STORED DATA »
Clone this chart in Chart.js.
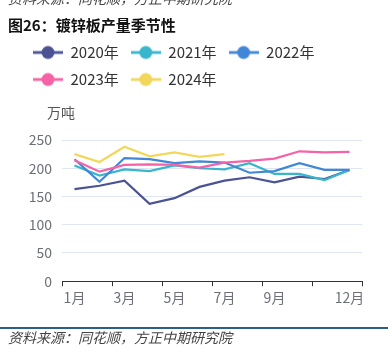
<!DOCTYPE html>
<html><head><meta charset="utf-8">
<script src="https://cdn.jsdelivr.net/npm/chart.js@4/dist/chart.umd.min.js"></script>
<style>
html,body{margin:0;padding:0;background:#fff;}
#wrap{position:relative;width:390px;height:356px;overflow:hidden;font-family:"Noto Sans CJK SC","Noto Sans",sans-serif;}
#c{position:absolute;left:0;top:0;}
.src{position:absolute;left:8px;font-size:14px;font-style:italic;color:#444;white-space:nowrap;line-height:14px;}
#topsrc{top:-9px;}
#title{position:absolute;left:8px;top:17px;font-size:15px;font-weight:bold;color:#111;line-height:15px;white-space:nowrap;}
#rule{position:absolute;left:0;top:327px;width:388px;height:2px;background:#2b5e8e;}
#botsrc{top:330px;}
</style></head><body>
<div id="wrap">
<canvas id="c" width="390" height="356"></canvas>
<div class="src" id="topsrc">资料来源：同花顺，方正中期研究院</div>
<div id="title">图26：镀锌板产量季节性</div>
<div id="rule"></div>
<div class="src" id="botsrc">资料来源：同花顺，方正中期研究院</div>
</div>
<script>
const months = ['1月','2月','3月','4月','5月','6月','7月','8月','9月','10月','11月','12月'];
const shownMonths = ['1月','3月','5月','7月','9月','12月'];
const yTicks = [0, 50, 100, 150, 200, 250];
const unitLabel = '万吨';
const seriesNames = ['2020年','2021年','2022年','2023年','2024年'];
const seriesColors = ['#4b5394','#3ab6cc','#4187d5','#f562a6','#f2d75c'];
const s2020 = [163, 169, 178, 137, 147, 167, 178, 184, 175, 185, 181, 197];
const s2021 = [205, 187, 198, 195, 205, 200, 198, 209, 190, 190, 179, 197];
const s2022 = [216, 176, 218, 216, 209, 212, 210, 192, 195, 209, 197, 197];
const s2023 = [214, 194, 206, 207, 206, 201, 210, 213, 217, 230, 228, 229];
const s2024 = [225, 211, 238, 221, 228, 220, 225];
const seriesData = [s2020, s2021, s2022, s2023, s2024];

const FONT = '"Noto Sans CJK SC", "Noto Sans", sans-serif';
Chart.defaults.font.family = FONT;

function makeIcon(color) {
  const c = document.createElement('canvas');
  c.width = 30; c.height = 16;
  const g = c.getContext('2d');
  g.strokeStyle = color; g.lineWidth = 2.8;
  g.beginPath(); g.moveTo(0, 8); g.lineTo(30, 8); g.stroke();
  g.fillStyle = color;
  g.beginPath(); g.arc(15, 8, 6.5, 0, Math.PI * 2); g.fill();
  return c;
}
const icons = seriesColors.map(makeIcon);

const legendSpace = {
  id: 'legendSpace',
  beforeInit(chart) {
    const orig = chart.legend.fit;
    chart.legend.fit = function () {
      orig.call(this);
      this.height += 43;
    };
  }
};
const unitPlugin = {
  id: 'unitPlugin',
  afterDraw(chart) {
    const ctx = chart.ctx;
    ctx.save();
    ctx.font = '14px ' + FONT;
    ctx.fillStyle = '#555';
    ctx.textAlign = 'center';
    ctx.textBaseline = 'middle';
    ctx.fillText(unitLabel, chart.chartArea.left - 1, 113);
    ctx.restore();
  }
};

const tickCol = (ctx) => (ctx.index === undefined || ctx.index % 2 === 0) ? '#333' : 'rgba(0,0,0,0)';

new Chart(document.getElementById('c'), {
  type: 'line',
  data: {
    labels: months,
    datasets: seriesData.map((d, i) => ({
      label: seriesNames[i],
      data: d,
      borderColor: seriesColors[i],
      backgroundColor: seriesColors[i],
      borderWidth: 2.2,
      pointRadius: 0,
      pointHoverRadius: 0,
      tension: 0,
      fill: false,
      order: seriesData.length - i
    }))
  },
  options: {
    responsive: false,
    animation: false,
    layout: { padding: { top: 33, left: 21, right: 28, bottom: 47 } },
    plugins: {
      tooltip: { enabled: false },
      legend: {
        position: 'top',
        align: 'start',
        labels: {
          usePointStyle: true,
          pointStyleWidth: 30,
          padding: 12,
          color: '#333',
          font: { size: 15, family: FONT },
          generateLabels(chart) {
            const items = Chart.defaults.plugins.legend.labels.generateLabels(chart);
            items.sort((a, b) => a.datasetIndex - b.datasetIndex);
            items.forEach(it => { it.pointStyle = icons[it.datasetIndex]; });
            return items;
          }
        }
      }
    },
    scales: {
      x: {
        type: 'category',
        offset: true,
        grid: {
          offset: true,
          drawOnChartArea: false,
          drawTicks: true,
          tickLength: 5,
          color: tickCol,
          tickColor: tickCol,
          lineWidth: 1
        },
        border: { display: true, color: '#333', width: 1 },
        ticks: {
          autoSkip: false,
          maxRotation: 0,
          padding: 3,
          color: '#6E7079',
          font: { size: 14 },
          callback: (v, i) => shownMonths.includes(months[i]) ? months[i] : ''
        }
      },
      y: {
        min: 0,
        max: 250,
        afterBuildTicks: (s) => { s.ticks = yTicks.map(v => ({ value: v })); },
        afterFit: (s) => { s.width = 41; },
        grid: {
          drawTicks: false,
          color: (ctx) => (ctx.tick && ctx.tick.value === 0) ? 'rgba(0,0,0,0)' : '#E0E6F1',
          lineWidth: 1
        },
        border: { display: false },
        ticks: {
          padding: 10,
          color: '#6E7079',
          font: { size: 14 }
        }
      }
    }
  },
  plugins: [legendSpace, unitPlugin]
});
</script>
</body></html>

--

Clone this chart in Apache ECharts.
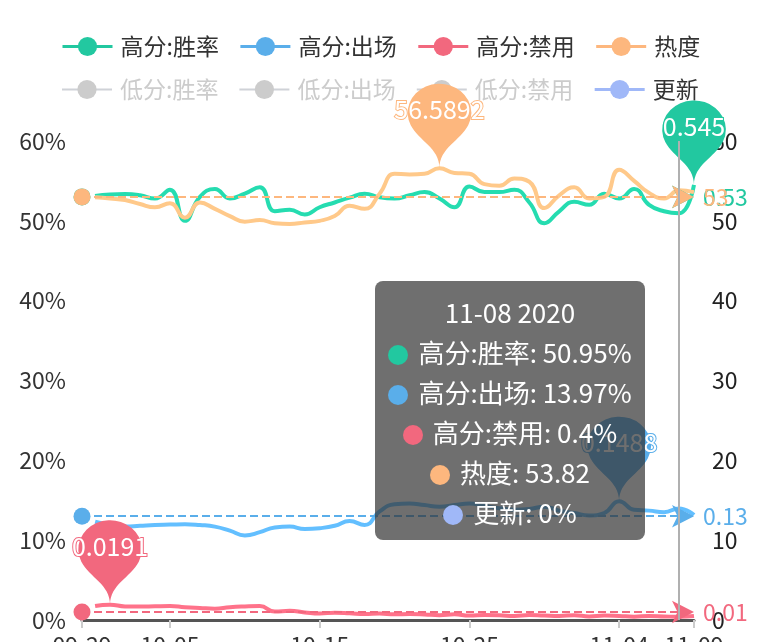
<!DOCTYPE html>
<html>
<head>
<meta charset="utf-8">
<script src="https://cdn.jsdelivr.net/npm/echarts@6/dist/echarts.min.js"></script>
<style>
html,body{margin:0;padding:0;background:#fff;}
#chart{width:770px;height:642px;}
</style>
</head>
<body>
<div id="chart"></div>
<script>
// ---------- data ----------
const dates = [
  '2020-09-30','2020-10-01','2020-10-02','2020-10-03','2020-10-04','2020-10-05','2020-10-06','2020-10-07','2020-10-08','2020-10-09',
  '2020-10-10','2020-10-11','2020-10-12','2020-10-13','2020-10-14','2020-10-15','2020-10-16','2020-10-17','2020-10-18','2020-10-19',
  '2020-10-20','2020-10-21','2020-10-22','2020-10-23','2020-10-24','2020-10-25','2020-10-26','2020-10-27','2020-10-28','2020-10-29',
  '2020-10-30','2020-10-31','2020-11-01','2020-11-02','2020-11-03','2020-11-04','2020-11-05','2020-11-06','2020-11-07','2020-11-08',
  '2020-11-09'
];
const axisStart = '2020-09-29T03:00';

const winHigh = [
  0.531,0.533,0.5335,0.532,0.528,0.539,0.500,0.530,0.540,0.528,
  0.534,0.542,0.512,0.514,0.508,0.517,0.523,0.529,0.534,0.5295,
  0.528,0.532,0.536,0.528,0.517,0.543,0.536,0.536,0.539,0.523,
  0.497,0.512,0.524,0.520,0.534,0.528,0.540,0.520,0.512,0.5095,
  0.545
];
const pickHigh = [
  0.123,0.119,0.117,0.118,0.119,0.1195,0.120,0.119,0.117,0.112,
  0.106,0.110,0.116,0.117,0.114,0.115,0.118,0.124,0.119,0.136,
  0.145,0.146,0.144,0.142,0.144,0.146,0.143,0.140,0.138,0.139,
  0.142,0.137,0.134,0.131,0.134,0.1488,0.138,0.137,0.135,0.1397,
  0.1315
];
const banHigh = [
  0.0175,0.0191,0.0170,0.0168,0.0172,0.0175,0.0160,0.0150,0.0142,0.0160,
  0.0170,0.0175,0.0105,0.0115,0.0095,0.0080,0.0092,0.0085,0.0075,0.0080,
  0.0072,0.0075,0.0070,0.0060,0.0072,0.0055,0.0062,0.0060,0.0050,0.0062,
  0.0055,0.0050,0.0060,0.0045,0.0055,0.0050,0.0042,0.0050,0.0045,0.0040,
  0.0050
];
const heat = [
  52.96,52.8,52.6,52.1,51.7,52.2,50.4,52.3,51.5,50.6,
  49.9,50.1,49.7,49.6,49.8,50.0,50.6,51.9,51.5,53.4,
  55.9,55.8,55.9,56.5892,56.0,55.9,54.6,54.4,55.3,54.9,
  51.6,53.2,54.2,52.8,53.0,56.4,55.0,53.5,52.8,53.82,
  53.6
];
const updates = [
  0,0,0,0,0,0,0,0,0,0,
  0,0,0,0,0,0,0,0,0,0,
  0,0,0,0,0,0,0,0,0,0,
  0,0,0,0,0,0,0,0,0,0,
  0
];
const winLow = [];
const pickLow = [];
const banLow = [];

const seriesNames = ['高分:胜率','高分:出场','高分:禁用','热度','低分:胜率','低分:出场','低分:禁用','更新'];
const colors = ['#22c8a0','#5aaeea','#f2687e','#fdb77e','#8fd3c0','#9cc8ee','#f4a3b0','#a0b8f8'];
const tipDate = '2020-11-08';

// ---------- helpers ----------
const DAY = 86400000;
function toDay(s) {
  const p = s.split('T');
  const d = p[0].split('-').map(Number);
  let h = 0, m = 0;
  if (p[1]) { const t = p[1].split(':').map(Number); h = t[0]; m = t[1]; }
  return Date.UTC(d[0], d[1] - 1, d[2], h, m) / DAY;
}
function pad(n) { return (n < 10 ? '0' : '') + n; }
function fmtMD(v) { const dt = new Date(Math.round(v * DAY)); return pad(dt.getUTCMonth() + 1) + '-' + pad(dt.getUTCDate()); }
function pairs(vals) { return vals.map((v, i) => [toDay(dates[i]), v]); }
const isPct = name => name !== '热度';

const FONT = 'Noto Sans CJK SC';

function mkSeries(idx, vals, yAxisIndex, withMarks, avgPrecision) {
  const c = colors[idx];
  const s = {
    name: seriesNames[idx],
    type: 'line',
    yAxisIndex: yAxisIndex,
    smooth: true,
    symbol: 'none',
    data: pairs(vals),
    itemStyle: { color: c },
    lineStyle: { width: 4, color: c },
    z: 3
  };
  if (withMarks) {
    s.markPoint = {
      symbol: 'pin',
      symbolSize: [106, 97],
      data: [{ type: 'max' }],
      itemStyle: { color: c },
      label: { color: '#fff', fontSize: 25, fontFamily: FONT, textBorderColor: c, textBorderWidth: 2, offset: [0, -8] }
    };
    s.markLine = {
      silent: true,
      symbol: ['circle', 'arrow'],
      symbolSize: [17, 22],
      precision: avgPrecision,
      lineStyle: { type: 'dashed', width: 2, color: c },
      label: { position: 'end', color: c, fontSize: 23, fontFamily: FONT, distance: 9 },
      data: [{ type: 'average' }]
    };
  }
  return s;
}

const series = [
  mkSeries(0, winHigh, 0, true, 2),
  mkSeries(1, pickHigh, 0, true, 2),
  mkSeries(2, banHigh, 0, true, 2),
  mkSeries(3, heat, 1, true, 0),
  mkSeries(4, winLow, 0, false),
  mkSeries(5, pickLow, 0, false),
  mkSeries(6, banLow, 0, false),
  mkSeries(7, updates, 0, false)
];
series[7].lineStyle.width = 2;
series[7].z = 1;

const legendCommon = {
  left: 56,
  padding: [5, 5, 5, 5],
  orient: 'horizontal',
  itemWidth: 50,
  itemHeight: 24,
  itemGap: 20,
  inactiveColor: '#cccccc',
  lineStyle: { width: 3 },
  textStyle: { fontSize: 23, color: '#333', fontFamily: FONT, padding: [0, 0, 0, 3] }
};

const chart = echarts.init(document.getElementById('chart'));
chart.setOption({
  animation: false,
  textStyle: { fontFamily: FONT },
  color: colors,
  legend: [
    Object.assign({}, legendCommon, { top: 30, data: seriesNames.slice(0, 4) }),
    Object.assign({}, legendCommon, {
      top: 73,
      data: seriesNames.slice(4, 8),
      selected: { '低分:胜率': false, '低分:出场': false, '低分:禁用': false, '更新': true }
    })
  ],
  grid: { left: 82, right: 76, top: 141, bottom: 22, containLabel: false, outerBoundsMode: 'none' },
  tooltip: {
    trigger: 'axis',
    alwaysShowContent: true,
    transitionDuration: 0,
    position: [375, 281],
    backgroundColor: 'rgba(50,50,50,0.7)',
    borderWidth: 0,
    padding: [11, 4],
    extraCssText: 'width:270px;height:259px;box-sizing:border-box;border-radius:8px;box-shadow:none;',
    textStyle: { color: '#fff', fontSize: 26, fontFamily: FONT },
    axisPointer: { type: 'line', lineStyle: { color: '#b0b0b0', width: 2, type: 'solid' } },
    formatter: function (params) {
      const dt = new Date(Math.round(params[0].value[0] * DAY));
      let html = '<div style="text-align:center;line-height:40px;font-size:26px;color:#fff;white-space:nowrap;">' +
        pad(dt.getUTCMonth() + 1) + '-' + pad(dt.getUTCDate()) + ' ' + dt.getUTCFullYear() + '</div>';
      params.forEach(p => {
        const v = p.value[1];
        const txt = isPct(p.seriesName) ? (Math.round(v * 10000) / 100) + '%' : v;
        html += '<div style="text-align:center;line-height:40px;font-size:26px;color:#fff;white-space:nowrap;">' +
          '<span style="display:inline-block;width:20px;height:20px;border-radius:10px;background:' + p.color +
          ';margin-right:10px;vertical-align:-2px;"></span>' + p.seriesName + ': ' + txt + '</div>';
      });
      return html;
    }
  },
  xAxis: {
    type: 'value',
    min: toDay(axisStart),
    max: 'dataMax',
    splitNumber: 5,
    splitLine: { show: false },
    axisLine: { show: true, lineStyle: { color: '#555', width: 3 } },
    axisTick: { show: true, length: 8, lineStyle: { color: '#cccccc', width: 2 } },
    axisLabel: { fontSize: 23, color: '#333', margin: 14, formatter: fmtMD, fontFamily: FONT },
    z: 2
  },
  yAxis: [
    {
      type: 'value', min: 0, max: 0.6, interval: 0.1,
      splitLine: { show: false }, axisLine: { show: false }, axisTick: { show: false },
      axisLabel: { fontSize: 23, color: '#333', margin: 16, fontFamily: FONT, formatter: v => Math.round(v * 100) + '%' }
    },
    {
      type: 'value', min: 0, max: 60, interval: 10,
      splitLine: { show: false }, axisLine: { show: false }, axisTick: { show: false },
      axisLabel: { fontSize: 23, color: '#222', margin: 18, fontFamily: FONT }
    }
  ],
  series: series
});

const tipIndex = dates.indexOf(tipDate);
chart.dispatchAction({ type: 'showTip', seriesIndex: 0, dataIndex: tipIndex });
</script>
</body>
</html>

WHAT TO WORK ON »
Without any pictures, set down the lines from the one holding "Clone this chart in Chart.js." through the one holding "Chart.defaults.font.family = FONT;".

OUTPUT OF THE TASK »
Clone this chart in Chart.js.
<!DOCTYPE html>
<html><head><meta charset="utf-8">
<script src="https://cdn.jsdelivr.net/npm/chart.js@4/dist/chart.umd.min.js"></script>
<style>
html,body{margin:0;padding:0;background:#fff;}
#wrap{position:relative;width:390px;height:356px;overflow:hidden;font-family:"Noto Sans CJK SC","Noto Sans",sans-serif;}
#c{position:absolute;left:0;top:0;}
.src{position:absolute;left:8px;font-size:14px;font-style:italic;color:#444;white-space:nowrap;line-height:14px;}
#topsrc{top:-9px;}
#title{position:absolute;left:8px;top:17px;font-size:15px;font-weight:bold;color:#111;line-height:15px;white-space:nowrap;}
#rule{position:absolute;left:0;top:327px;width:388px;height:2px;background:#2b5e8e;}
#botsrc{top:330px;}
</style></head><body>
<div id="wrap">
<canvas id="c" width="390" height="356"></canvas>
<div class="src" id="topsrc">资料来源：同花顺，方正中期研究院</div>
<div id="title">图26：镀锌板产量季节性</div>
<div id="rule"></div>
<div class="src" id="botsrc">资料来源：同花顺，方正中期研究院</div>
</div>
<script>
const months = ['1月','2月','3月','4月','5月','6月','7月','8月','9月','10月','11月','12月'];
const shownMonths = ['1月','3月','5月','7月','9月','12月'];
const yTicks = [0, 50, 100, 150, 200, 250];
const unitLabel = '万吨';
const seriesNames = ['2020年','2021年','2022年','2023年','2024年'];
const seriesColors = ['#4b5394','#3ab6cc','#4187d5','#f562a6','#f2d75c'];
const s2020 = [163, 169, 178, 137, 147, 167, 178, 184, 175, 185, 181, 197];
const s2021 = [205, 187, 198, 195, 205, 200, 198, 209, 190, 190, 179, 197];
const s2022 = [216, 176, 218, 216, 209, 212, 210, 192, 195, 209, 197, 197];
const s2023 = [214, 194, 206, 207, 206, 201, 210, 213, 217, 230, 228, 229];
const s2024 = [225, 211, 238, 221, 228, 220, 225];
const seriesData = [s2020, s2021, s2022, s2023, s2024];

const FONT = '"Noto Sans CJK SC", "Noto Sans", sans-serif';
Chart.defaults.font.family = FONT;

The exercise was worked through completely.